Last price (Dec 4, 2013): 40.14 USD
Diluted shares outstanding: 149 million
Market cap: 6.0 billion USD
P/S (ttm): 35.6x
P/E (ttm): 269x

A premium valuation might make sense, until you realize that they have limited growth prospects going forward. They get 95% of their revenue from their CRM product, and with that product they have already captured approximately 30% of the market. The following illustration from the SA article nicely illustrates how big they already are (the size of the bubble indicates market share):

VEEV CRM market penetration

The bear case is simple: given their current starting point there is simply not a lot of room left to grow. Even if they captured the whole market – which would be very optimistic – there is not enough revenue to warrant the current valuation. Paying 36x sales or 270x earnings for a company with a limited growth potential is insane. The reason that people are willing to pay a multiple this high is because Veeva and the IPO underwriters have been sloppy/deceptive/fraudulent (pick one) about the “total addressable market” of Veeva. They have provided a TAM figure of $5 billion for Veeva, but what they have done is the following:

  • Included in the TAM are the other products that generate just 5% of revenue, a paltry $8 million. It’s basically a category they aren’t active in yet: they just hope to be.
  • They massively overstated the TAM for the CRM product

The fact that the TAM for the CRM market is overstated is easily verified by checking the revenue numbers from Cegedim, a French company with a market cap of just €300 (but approximately the same market share). They generate 50% of their revenues from the “CRM and Strategic Data segment”, and the CRM business itself is 40% of this segment (a fact conveniently overlooked by the underwriters). Cegedim generates ~€900M in revenue per year, and this means that the CRM part is good for: 900 x 0.5 x 0.4 x 1.36 = $245 million. Given that they have an approximate market share of 35% it would imply that the complete market is just $700 million of revenue/year. That’s a small market for a $6 billion company!

Conclusion

There is a lot more that can be said about the subject, most notable the risk introduced by being dependent on the Salesforce platform, but I have no intention to rehash everything from the earlier mentioned article: just wanted to understand the core of the short idea.

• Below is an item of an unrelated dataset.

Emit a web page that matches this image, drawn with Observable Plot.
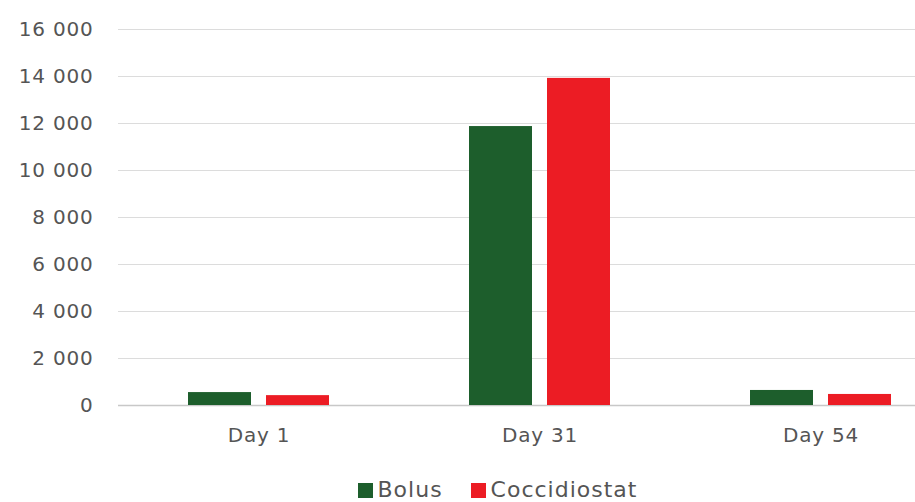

What I have done is covering a part of my CRM short, and initiating a short position in VEEV. CRM is already way too expensive in my opinion, but this is even crazier! Given the thesis of a limited growth potential going forward I expect that it should become clear relative fast if this is indeed the case. One or two years should be enough to see who’s wrong here, and who is right. That’s a good thing when you are short: being eventually right isn’t going to do you any good if you are forced out of your position in the mean time.